While advertising agencies aim for novelty, there is a timeless aspect to Turner Duckworth’s work: for example, the Amazon logo it designed 20 years ago remains unchanged. “Advertising agencies are often engaged, rightly, to disrupt,” says Moira, “but what we do has to last, and often has more to do with the foundations of a brand.”
Do many clients ask them to tear up the existing assets and start from scratch? Moira recalls: “When we first talked to Conté à Paris, which is an artists’ materials brand, and asked them what they wanted to keep, they told us ‘just the name’. But we found a solution by digging into the history of the brand, which was founded in 1794.”
An old Conté à Paris logo on a pencil owned by one of the designers became the inspiration for the new identity. A photographer was dispatched to capture some classic Parisian imagery – a black cat on cobblestones, the underside of the Eiffel Tower – to locate the brand in a distinct universe.
“We don’t like to throw things out unless there’s a really good reason for doing so, which rarely is the case,” says Christian. “What we try to do is find out what’s at the core of the brand and emphasize its meaning.
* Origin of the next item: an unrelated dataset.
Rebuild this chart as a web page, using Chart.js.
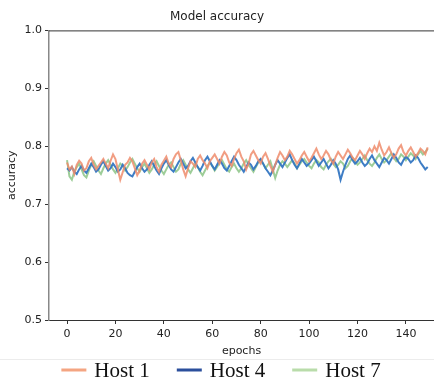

So while at first glance the brand might sometimes look the same, it has a more distinct meaning than before.”
The firm’s work for McDonald’s is a good example. The brand had become a brand of two parts, green in Europe and red elsewhere. It needed to be unified and re-centred. Tim says: “Green isn’t distinctive in the quick serve space, and neither is red – but the golden arches are. So the redesign for McDonald’s pushed the ‘golden-ness’ and the arches to the foreground.”
The firm has also worked for Burger King. The chain lacked truly distinctive assets, so Turner Duckworth took its key product, the Whopper, and created a visual asset out of the burger’s distinctive stripes. The resulting design captures the brand’s somewhat rock and roll generosity.
Tim observes: “What we’re seeing across all of the clients that come to us is that they see a real value in design, probably as a result of ad blocking and skipping and so on. If you block and skip the ads, design is most of what’s left. And clients are seeking a distinctive kind of design. Distinctive design cuts through, makes stronger memories, and makes for more effective communication in general.”
Turner Duckworth’s own logo, an eye below an exclamation mark, has also been there since the start. It is, of course, unmistakable.